Low-Light Anoxygenic Photosynthesis and Fe-S-Biogeochemistry in a Microbial Mat

We report extremely low-light-adapted anoxygenic photosynthesis in a thick microbial mat in Magical Blue Hole, Abaco Island, The Bahamas. Sulfur cycling was reduced by iron oxides and organic carbon limitation. The mat grows below the halocline/oxycline at 30 m depth on the walls of the flooded sinkhole. In situ irradiance at the mat surface on a sunny December day was between 0.021 and 0.084 mu mol photons m(-2) s(-1), and UV light (<400 nm) was the most abundant part of the spectrum followed by green wavelengths (475-530 nm). We measured a light-dependent carbon uptake rate of 14.5 nmol C cm(-2) d(-1). A 16S rRNA clone library of the green surface mat layer was dominated (74%) by a cluster (>97% sequence identity) of clones affiliated with Prosthecochloris, a genus within the green sulfur bacteria (GSB), which are obligate anoxygenic phototrophs. Typical photopigments of brown-colored GSB, bacteriochlorophyll e and (beta-)isorenieratene, were abundant in mat samples and their absorption properties are well-adapted to harvest light in the available green and possibly even UV-A spectra. Sulfide from the water column (3-6 mu mol L-1) was the main source of sulfide to the mat as sulfate reduction rates in the mats were very low (undetectable-99.2 nmol cm(-3) d(-1)). The anoxic water column was oligotrophic and low in dissolved organic carbon (175-228 mu mol L-1).

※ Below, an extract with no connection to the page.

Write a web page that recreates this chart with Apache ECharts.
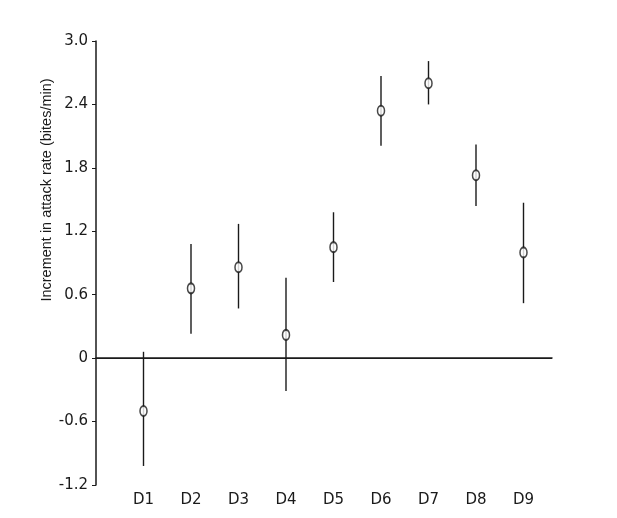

High concentrations of pyrite (FeS2; 1-47 mu mol cm(-3)) together with low microbial process rates (sulfate reduction, CO2 fixation) indicate that the mats function as net sulfide sinks mainly by abiotic processes. We suggest that abundant Fe(III) (4.3-22.21 mu mol cm(-3)) is the major source of oxidizing power in the mat, and that abiotic Fe-S-reactions play the main role in pyrite formation. Limitation of sulfate reduction by low organic carbon availability along with the presence of abundant sulfide-scavenging iron oxides considerably slowed down sulfur cycling in these mats.